Southborough is a relatively small town, but its location along several important arteries has positioned it for growth. Its population in 2006 was 9,551 and the median income of its residents was $44,310, according to the U.S. Census Bureau.
Part of Southborough’s master plan and zoning will address mixed-use projects, where retail, commercial and residential use can all be in one project. “It’s quite the buzzword these days, but the issue comes up a ton,” Jacobs said.
Such projects could be great for certain, more compact areas that might not allow residential as a use right now, she said.
Even with a bit of a pause to do long-term planning, Southborough has a number of projects in the works.
EMC Corp. of Hopkinton is expanding by building a 2.2 million square feet of space on 445 acres in Westborough and Southborough.
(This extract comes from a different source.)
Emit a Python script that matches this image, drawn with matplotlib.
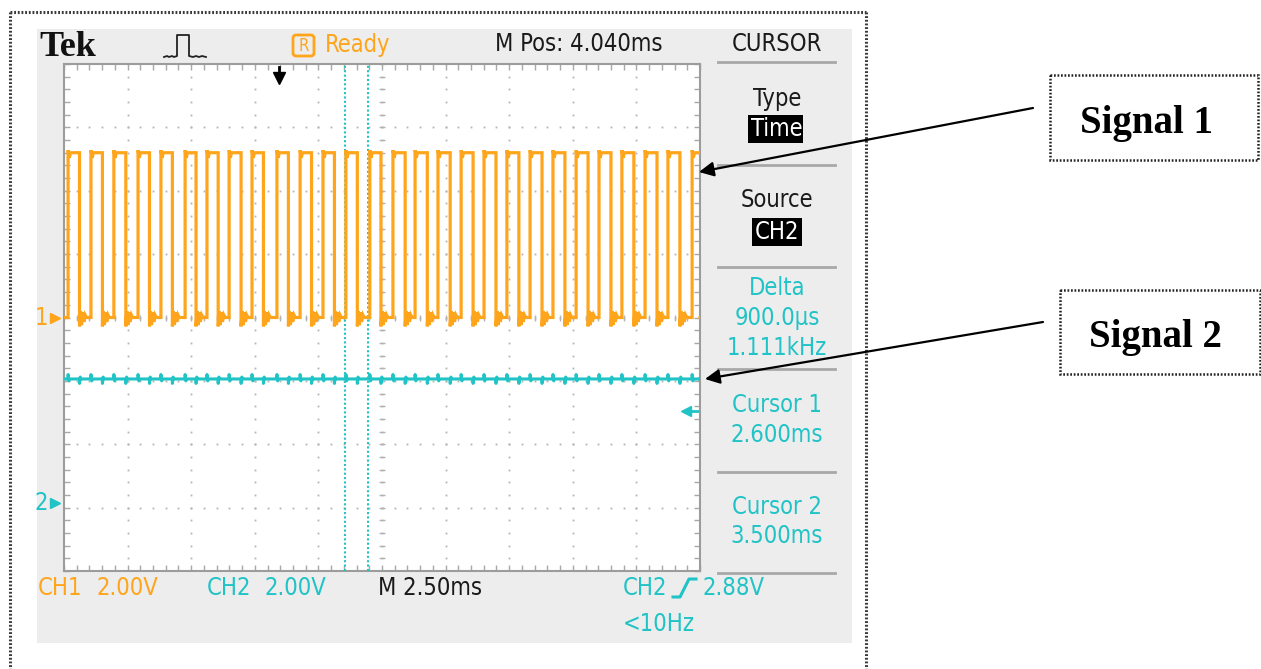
import numpy as np
import matplotlib
matplotlib.use("Agg")
import matplotlib.pyplot as plt
from matplotlib.patches import Rectangle, FancyBboxPatch
import matplotlib.transforms as mtransforms
from matplotlib import font_manager as fm

# ---------------- data ----------------
m_pos_ms = 4.040          # horizontal position (screen centre), ms
time_per_div_ms = 2.50    # M 2.50ms
ch1_volts_per_div = 2.00
ch2_volts_per_div = 2.00
ch1_ground_div = 0.0      # CH1 ground marker (divisions from centre)
ch2_ground_div = -2.92    # CH2 ground marker
trigger_time_ms = 0.0
trigger_level_v = 2.88    # CH2 trigger level
cursor_times_ms = [2.600, 3.500]

# Signal 1 (CH1) square wave: rising / falling edge times (ms) and levels (V)
sig1_rise_ms = [-8.30, -7.40, -6.50, -5.55, -4.65, -3.70, -2.84, -1.97, -1.07, -0.09,
                0.82, 1.72, 2.62, 3.56, 4.47, 5.34, 6.24, 7.15, 8.05, 8.95,
                9.86, 10.76, 11.67, 12.57, 13.47, 14.38, 15.28, 16.23]
sig1_fall_ms = [-7.85, -6.95, -6.03, -5.10, -4.20, -3.27, -2.40, -1.50, -0.62, 0.36,
                1.27, 2.17, 3.07, 4.00, 4.95, 5.82, 6.72, 7.62, 8.52, 9.42,
                10.33, 11.23, 12.14, 13.04, 13.94, 14.85, 15.75, 16.70]
sig1_low_v = 0.0
sig1_high_v = 5.2

# Signal 2 (CH2): flat level (V)
sig2_level_v = 3.9

# panel texts
panel_texts = ["Type", "Source", "Delta", "900.0\u00b5s", "1.111kHz",
               "Cursor 1", "2.600ms", "Cursor 2", "3.500ms"]

# ---------------- styles ----------------
ORANGE = "#FFA51C"
CYAN = "#20C3C6"
GRAYBG = "#EDEDED"
SEP = "#A8A8A8"
GRID = "#B4B4B4"
W, H = 1261, 669

# choose a condensed sans if present, otherwise a narrower regular one
_cond = fm.findfont(fm.FontProperties(family="DejaVu Sans", stretch="condensed"),
                    fallback_to_default=True)
if "ondensed" in _cond:
    ST = dict(family=["DejaVu Sans"], stretch="condensed", fontsize=17)
else:
    ST = dict(family=["Liberation Sans", "DejaVu Sans"], fontsize=16.5)

def T(axh, x, y, s, **kw):
    d = dict(ST)
    d.update(kw)
    return axh.text(x, y, s, **d)

fig = plt.figure(figsize=(W / 100, H / 100), dpi=100)
fig.patch.set_facecolor("white")

# background overlay in pixel coordinates
bg = fig.add_axes([0, 0, 1, 1], zorder=0)
bg.set_xlim(0, W); bg.set_ylim(H, 0); bg.axis("off")

# outer dotted border
bd = dict(color="#3a3a3a", lw=2.2, linestyle=(0, (0.6, 0.6)))
bg.plot([10, 10], [12, H], **bd)
bg.plot([10, 866], [12, 12], **bd)
bg.plot([866, 866], [12, H], **bd)

# scope grey panel
bg.add_patch(Rectangle((37, 29), 815, 614, facecolor=GRAYBG, edgecolor="none"))

# header texts
bg.text(39, 47, "Tek", family=["Liberation Serif", "DejaVu Serif"], weight="bold",
        fontsize=26, va="center", ha="left", color="#111111")
# pulse icon
bg.plot([164, 167, 169, 172, 174, 177, 177, 189, 189, 193, 196, 199, 202, 206],
        [57, 56, 57, 56, 57, 56, 35, 35, 56, 57, 56, 57, 56, 57], color="#222222", lw=1.3)
# R box + Ready
bg.add_patch(FancyBboxPatch((293, 35), 21, 21, boxstyle="round,pad=0,rounding_size=3",
                            facecolor="none", edgecolor=ORANGE, lw=2))
T(bg, 303.5, 46, "R", fontsize=12, color=ORANGE, ha="center", va="center")
T(bg, 325, 45, "Ready", color=ORANGE, ha="left", va="center")
T(bg, 495, 44, "M Pos: 4.040ms", color="#1a1a1a", ha="left", va="center")
T(bg, 777, 44, "CURSOR", color="#1a1a1a", ha="center", va="center")

# right panel separators
for ys in [62, 165, 267, 369, 472, 573]:
    bg.plot([718, 835], [ys, ys], color=SEP, lw=2)

cx = 777
T(bg, cx, 99, panel_texts[0], color="#1a1a1a", ha="center", va="center")
bg.add_patch(Rectangle((748, 115), 55, 28, facecolor="black", edgecolor="none"))
T(bg, cx, 129, "Time", color="white", ha="center", va="center")
T(bg, cx, 200, panel_texts[1], color="#1a1a1a", ha="center", va="center")
bg.add_patch(Rectangle((752, 218), 50, 28, facecolor="black", edgecolor="none"))
T(bg, cx, 232, "CH2", color="white", ha="center", va="center")
for txt, yy in zip(panel_texts[2:], [288, 318, 348, 405, 435, 507, 536]):
    T(bg, cx, yy, txt, color=CYAN, ha="center", va="center")

# bottom status line
T(bg, 38, 588, "CH1", color=ORANGE, ha="left", va="center")
T(bg, 97, 588, f"{ch1_volts_per_div:.2f}V", color=ORANGE, ha="left", va="center")
T(bg, 207, 588, "CH2", color=CYAN, ha="left", va="center")
T(bg, 265, 588, f"{ch2_volts_per_div:.2f}V", color=CYAN, ha="left", va="center")
T(bg, 378, 588, f"M {time_per_div_ms:.2f}ms", color="#1a1a1a", ha="left", va="center")
T(bg, 623, 588, "CH2", color=CYAN, ha="left", va="center")
bg.plot([673, 680, 689, 696], [597, 597, 579, 579], color=CYAN, lw=2.2)
T(bg, 703, 588, f"{trigger_level_v:.2f}V", color=CYAN, ha="left", va="center")
T(bg, 623, 624, "<10Hz", color=CYAN, ha="left", va="center")

# Signal label boxes
lbl = dict(family=["Liberation Serif", "DejaVu Serif"], weight="bold", fontsize=28,
           color="black", ha="center", va="center")
boxs = dict(facecolor="white", edgecolor="#222222", lw=1.8, linestyle=(0, (0.7, 0.7)))
bg.add_patch(Rectangle((1050, 75), 208, 85, **boxs))
bg.text(1146, 124, "Signal 1", **lbl)
bg.add_patch(Rectangle((1060, 290), 200, 84, **boxs))
bg.text(1155, 338, "Signal 2", **lbl)

# ---------------- scope screen ----------------
x0, x1, y0, y1 = 64, 700, 64, 571
ax = fig.add_axes([x0 / W, 1 - y1 / H, (x1 - x0) / W, (y1 - y0) / H], zorder=1)
t_left = m_pos_ms - 5 * time_per_div_ms
t_right = m_pos_ms + 5 * time_per_div_ms
ax.set_xlim(t_left, t_right)
ax.set_ylim(-4, 4)
ax.set_facecolor("white")
for s in ax.spines.values():
    s.set_color("#9C9C9C"); s.set_linewidth(1.5)
ax.set_xticks(t_left + np.arange(0, 11) * time_per_div_ms)
ax.set_xticks(t_left + np.arange(0, 51) * time_per_div_ms / 5, minor=True)
ax.set_yticks(np.arange(-4, 5))
ax.set_yticks(np.arange(-4, 4.01, 0.2), minor=True)
ax.tick_params(which="both", direction="in", length=4, width=1, color="#A8A8A8",
               top=True, right=True, labelleft=False, labelbottom=False)

# dotted graticule
minor_y = np.arange(-4, 4.01, 0.2)
minor_x = t_left + np.arange(0, 51) * time_per_div_ms / 5
for k in range(1, 10):
    xv = t_left + k * time_per_div_ms
    ax.plot(np.full_like(minor_y, xv), minor_y, ls="none", marker="s", ms=1.3, color=GRID,
            markeredgewidth=0)
for yv in range(-3, 4):
    ax.plot(minor_x, np.full_like(minor_x, yv), ls="none", marker="s", ms=1.3, color=GRID,
            markeredgewidth=0)
# centre crosshair tick marks
ax.plot(np.full_like(minor_y, m_pos_ms), minor_y, ls="none", marker="_", ms=5, color=GRID)
ax.plot(minor_x, np.zeros_like(minor_x), ls="none", marker="|", ms=5, color=GRID)

# cursors
for ct in cursor_times_ms:
    ax.axvline(ct, color=CYAN, lw=1.5, ls=(0, (1, 1.1)), zorder=3)

# Signal 1 trace
lo = ch1_ground_div + sig1_low_v / ch1_volts_per_div
hi = ch1_ground_div + sig1_high_v / ch1_volts_per_div
xs, ys = [t_left], [lo]
ring_dt = [0.0, 0.04, 0.08, 0.12, 0.17, 0.22, 0.27]
ring_dy = [-0.14, 0.10, -0.12, 0.08, -0.07, 0.04, 0.0]
for r, f in zip(sig1_rise_ms, sig1_fall_ms):
    xs += [r, r, r + 0.05, r + 0.09, f, f]
    ys += [lo, hi + 0.04, hi - 0.08, hi, hi, lo]
    xs += [f + d for d in ring_dt]
    ys += [lo + d for d in ring_dy]
xs.append(t_right); ys.append(ys[-1])
ax.plot(xs, ys, color=ORANGE, lw=2.3, solid_joinstyle="miter", zorder=4)

# Signal 2 trace with small crosstalk spikes at CH1 edges
lvl2 = ch2_ground_div + sig2_level_v / ch2_volts_per_div
edges = sorted([(t, 1) for t in sig1_rise_ms] + [(t, -1) for t in sig1_fall_ms])
x2, y2 = [t_left], [lvl2]
for t, sgn in edges:
    x2 += [t, t, t + 0.03, t + 0.06]
    y2 += [lvl2, lvl2 + 0.07 * sgn, lvl2 - 0.03 * sgn, lvl2]
x2.append(t_right); y2.append(lvl2)
ax.plot(x2, y2, color=CYAN, lw=2.2, zorder=4)

# channel ground markers (left edge, outside the screen)
blend = mtransforms.blended_transform_factory(ax.transAxes, ax.transData)
for lab, gy, col in [("1", ch1_ground_div, ORANGE), ("2", ch2_ground_div, CYAN)]:
    T(ax, -0.035, gy, lab, transform=blend, color=col, ha="center", va="center", clip_on=False)
    ax.plot([-0.014], [gy], transform=blend, marker=">", ms=7, color=col, clip_on=False)

# trigger level marker (right edge)
trig_div = ch2_ground_div + trigger_level_v / ch2_volts_per_div
ax.plot([0.977, 0.997], [trig_div, trig_div], transform=blend, color=CYAN, lw=2, clip_on=False)
ax.plot([0.978], [trig_div], transform=blend, marker="<", ms=7, color=CYAN, clip_on=False)

# trigger position marker (top)
blend2 = mtransforms.blended_transform_factory(ax.transData, ax.transAxes)
ax.plot([trigger_time_ms, trigger_time_ms], [0.995, 0.975], transform=blend2, color="black",
        lw=2, clip_on=False, zorder=5)
ax.plot([trigger_time_ms], [0.972], transform=blend2, marker="v", ms=8, color="black",
        clip_on=False, zorder=5)

# ---------------- foreground: arrows ----------------
fg = fig.add_axes([0, 0, 1, 1], zorder=3)
fg.set_xlim(0, W); fg.set_ylim(H, 0); fg.axis("off"); fg.patch.set_alpha(0)
ap = dict(arrowstyle="-|>", color="black", lw=1.6, mutation_scale=22, shrinkA=0, shrinkB=0)
fg.annotate("", xy=(699, 172), xytext=(1033, 108), arrowprops=ap)
fg.annotate("", xy=(705, 379), xytext=(1043, 322), arrowprops=ap)

fig.savefig("out.png", dpi=100)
But that project is in the beginning stages and has a years-long build-out plan.
Already under construction is a Walgreen’s drug store on Route 9, where it intersects Oak Hill Road. The store should be open this fall.
There are also three office buildings called the Bartolini Office Park before the Southborough Conservation Commission. The three buildings would each total 26,400 square feet and would be located on Route 9 on the other side of the road from the Verizon property at 325 Turnpike Road (Route 9).
And at some point, Kolias expects development at the Verizon building, which is 362,676 square feet on 51.5 acres. It was sold by the communications company to an investment company.
“It’s a distribution facility and it’s in a really great location,” Kolias said. The building is bordered on three sides by natural barriers: woods, wetlands and stream, so the footprint cannot be extended any further.
Another barrier to certain developments is the lack of public sewer systems in Southborough, she said.
If a company wants to build a project, it has to come up with its own wastewater treatment plant.
And at least two large multi-family and apartment projects, with 40B approval from the state, have not gone forward yet.
Jacobs thinks that an upcoming study of the Route 9 corridor her organization is doing in conjunction with the Metropolitan Area Planning Organization will be helpful to all the towns and the development pressures they are under all along the major artery.
“We can work together to really study this, to look at it a little more holistically than just from each town,” Jacobs said. “The development pressures have just ebbed a little, they certainly haven’t gone away.”